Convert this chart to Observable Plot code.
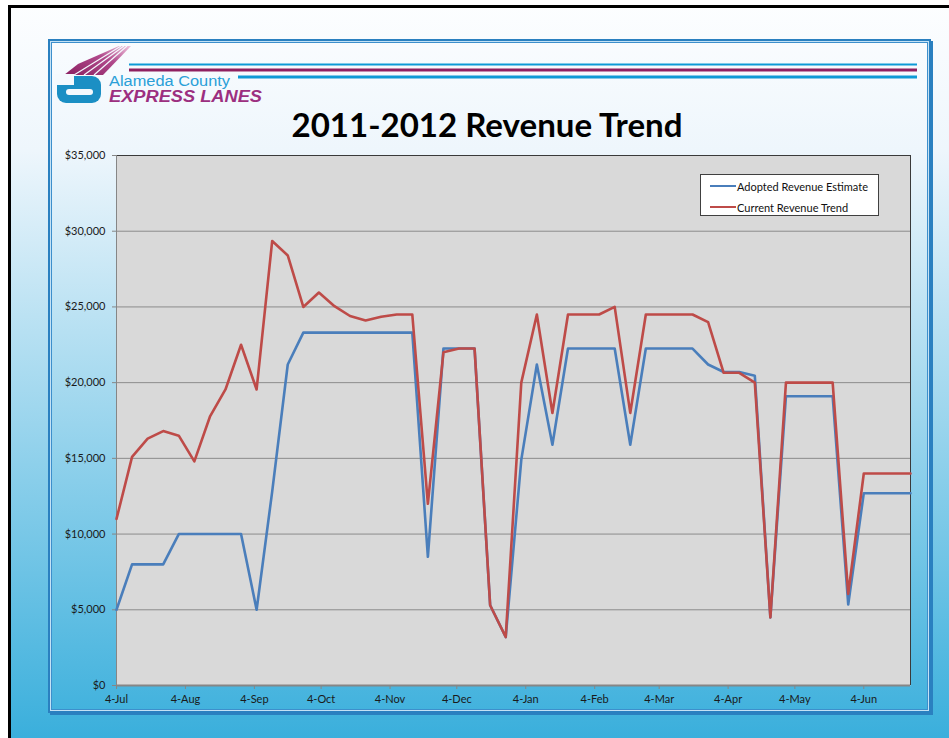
<!DOCTYPE html>
<html>
<head>
<meta charset="utf-8">
<script src="https://cdn.jsdelivr.net/npm/d3@7"></script>
<script src="https://cdn.jsdelivr.net/npm/@observablehq/plot@0.6"></script>
<style>
  html, body { margin: 0; padding: 0; width: 949px; height: 738px; overflow: hidden; background: #ffffff; }
  .bg { background: linear-gradient(to bottom, #fdfeff 0px, #eef6fc 150px, #3aafdc 738px) fixed; }
  #frame { position: absolute; left: 8px; top: 5px; width: 980px; height: 780px; border-top: 3px solid #000; border-left: 3px solid #000; }
  #panel { position: absolute; left: 48px; top: 39px; width: 879px; height: 670px; border: 2px solid #2a80c0;
           box-shadow: inset 0 0 0 1px #c4e2f5, inset 0 0 0 2px #3d8fcc, 2px 2px 0 0 #2a80c0; }
  #deco { position: absolute; left: 0; top: 0; }
  #chart { position: absolute; left: 0; top: 0; }
  #legend { position: absolute; left: 700px; top: 174px; width: 177px; height: 40px; background: #fff; border: 1px solid #404040;
            font-family: Lato, "Open Sans", sans-serif; font-size: 11px; color: #111; }
  .item { position: absolute; left: 9px; height: 14px; display: flex; align-items: center; white-space: nowrap; }
  .sw { width: 26px; height: 2.6px; margin-right: 1px; }
</style>
</head>
<body>
<div id="frame" class="bg"></div>
<div id="panel" class="bg"></div>
<svg id="deco" width="949" height="738" xmlns="http://www.w3.org/2000/svg">
  <defs>
    <linearGradient id="stripe" x1="0" y1="1" x2="1" y2="0">
      <stop offset="0" stop-color="#8a1f60"/>
      <stop offset="0.6" stop-color="#b14a8c"/>
      <stop offset="1" stop-color="#f0c4de"/>
    </linearGradient>
  </defs>
  <!-- logo stripes: one wedge split by thin light lines -->
  <polygon points="64,75 103,75 131,46 119,46 78,64" fill="url(#stripe)"/>
  <line x1="74" y1="75" x2="121" y2="46" stroke="#f4f9fd" stroke-width="1.2"/>
  <line x1="84" y1="75" x2="124" y2="46" stroke="#f4f9fd" stroke-width="1.2"/>
  <line x1="94" y1="75" x2="127" y2="46" stroke="#f4f9fd" stroke-width="1.2"/>
  <!-- logo "a" mark -->
  <rect x="57" y="76" width="44" height="27" rx="9" fill="#1b8fc4"/>
  <rect x="55" y="74" width="19" height="11" fill="#f4f9fd"/>
  <rect x="66" y="89" width="27" height="6" rx="3" fill="#f4f9fd"/>
  <text x="109" y="86" font-family="Liberation Sans, Arial, sans-serif" font-size="14" fill="#2a9fd8" textLength="121" lengthAdjust="spacingAndGlyphs">Alameda County</text>
  <text x="109" y="102" font-family="Liberation Sans, Arial, sans-serif" font-size="16" font-weight="bold" font-style="italic" fill="#9c2f80" textLength="153" lengthAdjust="spacingAndGlyphs">EXPRESS LANES</text>
  <!-- header rules -->
  <line x1="129" x2="917" y1="64.5" y2="64.5" stroke="#0d9ad6" stroke-width="2"/>
  <line x1="129" x2="917" y1="70" y2="70" stroke="#8f2060" stroke-width="3"/>
  <line x1="238" x2="917" y1="77" y2="77" stroke="#0d9ad6" stroke-width="3"/>
  <!-- title -->
  <text x="487" y="137" text-anchor="middle" font-family="Lato, 'Open Sans', sans-serif" font-size="33" font-weight="bold" fill="#000" textLength="391" lengthAdjust="spacingAndGlyphs">2011-2012 Revenue Trend</text>
</svg>
<div id="chart"></div>
<div id="legend">
  <div class="item" style="top:4px"><span class="sw" style="background:#4a7ebb"></span>Adopted Revenue Estimate</div>
  <div class="item" style="top:25px"><span class="sw" style="background:#be4b48"></span>Current Revenue Trend</div>
</div>
<script>
const weeks = [
  "2011-07-04","2011-07-11","2011-07-18","2011-07-25",
  "2011-08-01","2011-08-08","2011-08-15","2011-08-22","2011-08-29",
  "2011-09-05","2011-09-12","2011-09-19","2011-09-26",
  "2011-10-03","2011-10-10","2011-10-17","2011-10-24","2011-10-31",
  "2011-11-07","2011-11-14","2011-11-21","2011-11-28",
  "2011-12-05","2011-12-12","2011-12-19","2011-12-26",
  "2012-01-02","2012-01-09","2012-01-16","2012-01-23","2012-01-30",
  "2012-02-06","2012-02-13","2012-02-20","2012-02-27",
  "2012-03-05","2012-03-12","2012-03-19","2012-03-26",
  "2012-04-02","2012-04-09","2012-04-16","2012-04-23","2012-04-30",
  "2012-05-07","2012-05-14","2012-05-21","2012-05-28",
  "2012-06-04","2012-06-11","2012-06-18","2012-06-25"
];
const adopted = [
  5000, 8000, 8000, 8000,
  10000, 10000, 10000, 10000, 10000,
  5000, 12800, 21200, 23300,
  23300, 23300, 23300, 23300, 23300,
  23300, 23300, 8500, 22250,
  22250, 22250, 5300, 3200,
  14900, 21200, 15900, 22250, 22250,
  22250, 22250, 15900, 22250,
  22250, 22250, 22250, 21200,
  20700, 20700, 20450, 4500, 19100,
  19100, 19100, 19100, 5350,
  12700, 12700, 12700, 12700
];
const current = [
  11000, 15100, 16300, 16800,
  16500, 14800, 17750, 19550, 22500,
  19550, 29350, 28400, 25000,
  25950, 25050, 24400, 24100, 24350,
  24500, 24500, 12000, 22000,
  22250, 22250, 5300, 3200,
  20000, 24500, 18000, 24500, 24500,
  24500, 25000, 18000, 24500,
  24500, 24500, 24500, 24000,
  20650, 20650, 20000, 4500, 20000,
  20000, 20000, 20000, 6050,
  14000, 14000, 14000, 14000
];
const seriesNames = ["Adopted Revenue Estimate", "Current Revenue Trend"];
const seriesColors = ["#4a7ebb", "#be4b48"];
const yTicks = [0, 5000, 10000, 15000, 20000, 25000, 30000, 35000];
const xTicks = ["2011-07-04","2011-08-04","2011-09-04","2011-10-04","2011-11-04","2011-12-04",
                "2012-01-04","2012-02-04","2012-03-04","2012-04-04","2012-05-04","2012-06-04"];

const parse = d3.utcParse("%Y-%m-%d");
const rows = [];
weeks.forEach((w, i) => {
  rows.push({date: parse(w), value: adopted[i], series: seriesNames[0]});
  rows.push({date: parse(w), value: current[i], series: seriesNames[1]});
});
const x0 = parse(weeks[0]), x1 = parse(weeks[weeks.length - 1]);

const chart = Plot.plot({
  width: 949,
  height: 738,
  marginLeft: 116,
  marginRight: 39,
  marginTop: 155,
  marginBottom: 53,
  style: {background: "transparent", fontFamily: "Lato, 'Open Sans', sans-serif", fontSize: "11px", color: "#1a1a1a"},
  x: {type: "utc", domain: [x0, x1]},
  y: {domain: [0, 35000]},
  color: {domain: seriesNames, range: seriesColors},
  marks: [
    Plot.frame({fill: "#d9d9d9", stroke: null}),
    Plot.ruleY(yTicks.slice(1, -1), {stroke: "#8c8c8c", strokeWidth: 1}),
    Plot.ruleY([35000], {stroke: "#3a3a3a", strokeWidth: 1}),
    Plot.ruleX([x1], {stroke: "#3a3a3a", strokeWidth: 1}),
    Plot.ruleX([x0], {stroke: "#868686", strokeWidth: 1}),
    Plot.axisY({ticks: yTicks, tickFormat: d3.format("$,"), tickSize: 4, tickPadding: 7, stroke: "#868686", label: null}),
    Plot.axisX({ticks: xTicks.map(parse), tickFormat: d3.utcFormat("%-d-%b"), tickSize: 4, tickPadding: 6, stroke: "#868686", label: null}),
    Plot.ruleY([0], {stroke: "#868686", strokeWidth: 2}),
    Plot.line(rows, {x: "date", y: "value", z: "series", stroke: "series", strokeWidth: 2.6})
  ]
});
document.getElementById("chart").appendChild(chart);
</script>
</body>
</html>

────────────────

* [TASK INSTRUCTIONS]: Search the data above for the word "chart", then gather each line in which it appears.

* [EXERCISE RESPONSE]:
Convert this chart to Observable Plot code.
  #chart { position: absolute; left: 0; top: 0; }
<div id="chart"></div>
const chart = Plot.plot({
document.getElementById("chart").appendChild(chart);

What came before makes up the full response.